Hello,
Could someone explain why this one returns nothing:
$ x=/jon/
$ echo jon | awk -v xa=$x '$1~xa {print}'
$
while the following works fine:
$ x=jon
$ echo jon | awk -v xa=$x '$1==xa {print}'
$ jon
and the following works fine:
$ echo jon | awk '$1~/jon/ {print}'
$ jon
using bash.
thanks
V
When a pattern matching is done using ~ we need to give the reg-exp in between / / (2 forward slashes).Still, when given inside the slashes it is taken as literally, so when changing the above awk as
echo jon | awk -v xa=$x '$1~/xa/ {print}'
it matches the word xa and not the variable xa's value.Hence we need to expand the variable as below
x=/jon/
echo jon | awk -v xa=$x '$1~/'"$xa"'/ {print}'
This is not the case when == is used as you would know this is used to equate between variables.Therefore in code $1==xa.. xa is expanded (to jon).

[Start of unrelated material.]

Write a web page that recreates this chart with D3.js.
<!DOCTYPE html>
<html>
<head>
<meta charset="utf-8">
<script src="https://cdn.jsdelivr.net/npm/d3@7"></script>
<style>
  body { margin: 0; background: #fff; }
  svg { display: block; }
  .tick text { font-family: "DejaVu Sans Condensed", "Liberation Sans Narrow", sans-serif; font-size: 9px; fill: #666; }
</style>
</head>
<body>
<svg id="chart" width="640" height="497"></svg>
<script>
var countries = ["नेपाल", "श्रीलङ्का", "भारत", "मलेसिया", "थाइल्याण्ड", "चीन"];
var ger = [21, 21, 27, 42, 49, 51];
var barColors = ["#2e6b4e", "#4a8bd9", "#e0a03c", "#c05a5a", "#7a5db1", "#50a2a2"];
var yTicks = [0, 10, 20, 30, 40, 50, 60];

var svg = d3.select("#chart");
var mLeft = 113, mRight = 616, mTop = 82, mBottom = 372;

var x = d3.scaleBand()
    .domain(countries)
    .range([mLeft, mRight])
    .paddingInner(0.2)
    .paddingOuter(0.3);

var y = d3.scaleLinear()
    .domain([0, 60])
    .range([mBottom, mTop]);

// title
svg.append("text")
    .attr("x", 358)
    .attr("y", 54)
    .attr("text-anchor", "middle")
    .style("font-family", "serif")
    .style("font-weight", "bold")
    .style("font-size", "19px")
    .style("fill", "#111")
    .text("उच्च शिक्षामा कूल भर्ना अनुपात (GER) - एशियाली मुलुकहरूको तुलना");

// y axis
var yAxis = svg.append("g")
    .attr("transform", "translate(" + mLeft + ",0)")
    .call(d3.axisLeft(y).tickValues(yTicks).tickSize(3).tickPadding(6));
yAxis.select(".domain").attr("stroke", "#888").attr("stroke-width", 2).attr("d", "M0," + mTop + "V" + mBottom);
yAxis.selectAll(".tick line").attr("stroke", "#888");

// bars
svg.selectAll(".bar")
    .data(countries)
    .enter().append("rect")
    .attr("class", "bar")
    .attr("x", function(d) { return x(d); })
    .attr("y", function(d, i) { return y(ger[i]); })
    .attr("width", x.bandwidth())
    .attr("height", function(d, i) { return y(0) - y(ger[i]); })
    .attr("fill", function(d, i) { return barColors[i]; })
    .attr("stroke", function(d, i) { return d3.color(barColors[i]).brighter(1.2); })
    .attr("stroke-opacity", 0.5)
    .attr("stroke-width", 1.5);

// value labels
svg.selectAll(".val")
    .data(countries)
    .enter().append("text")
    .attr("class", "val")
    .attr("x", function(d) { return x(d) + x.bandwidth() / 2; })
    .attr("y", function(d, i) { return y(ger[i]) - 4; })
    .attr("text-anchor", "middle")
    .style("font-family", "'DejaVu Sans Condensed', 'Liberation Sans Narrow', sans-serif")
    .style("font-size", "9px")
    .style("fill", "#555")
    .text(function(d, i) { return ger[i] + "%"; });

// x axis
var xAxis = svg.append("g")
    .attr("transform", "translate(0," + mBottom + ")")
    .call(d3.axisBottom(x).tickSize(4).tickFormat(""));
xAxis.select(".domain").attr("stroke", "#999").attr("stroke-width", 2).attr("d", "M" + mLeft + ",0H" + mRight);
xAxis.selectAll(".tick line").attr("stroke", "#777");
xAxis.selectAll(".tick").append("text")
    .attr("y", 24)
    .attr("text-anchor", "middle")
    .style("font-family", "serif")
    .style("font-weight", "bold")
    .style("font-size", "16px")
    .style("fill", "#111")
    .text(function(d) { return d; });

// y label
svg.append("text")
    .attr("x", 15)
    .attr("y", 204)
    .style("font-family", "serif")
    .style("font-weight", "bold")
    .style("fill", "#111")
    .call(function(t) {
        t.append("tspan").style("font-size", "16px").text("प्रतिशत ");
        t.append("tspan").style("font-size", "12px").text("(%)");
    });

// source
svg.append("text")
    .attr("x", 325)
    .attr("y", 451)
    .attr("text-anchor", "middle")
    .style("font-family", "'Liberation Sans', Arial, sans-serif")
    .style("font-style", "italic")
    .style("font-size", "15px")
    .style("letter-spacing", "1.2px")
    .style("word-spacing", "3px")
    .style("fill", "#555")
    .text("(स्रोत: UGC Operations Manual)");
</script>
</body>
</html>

thanks that helped very much!
I have a question about something similar.
awk '
BEGIN { split(" ' " ` date ` " ' ", date) }
$1 == date[2] && $2 == date[3] {print $0}
' $1
Why are there two pairs of quotes? I would say that there is one pair of double quotes too many, but when I remove them, it produces an error (different, depending on which pair I remove).
P.S. The script is meant to be a calendar reminder. There is an additional text file. It contains something like the following text:
Sep 30 mother's birthday
Oct 1 lunch with joe, noon
Oct 1 meeting 4pm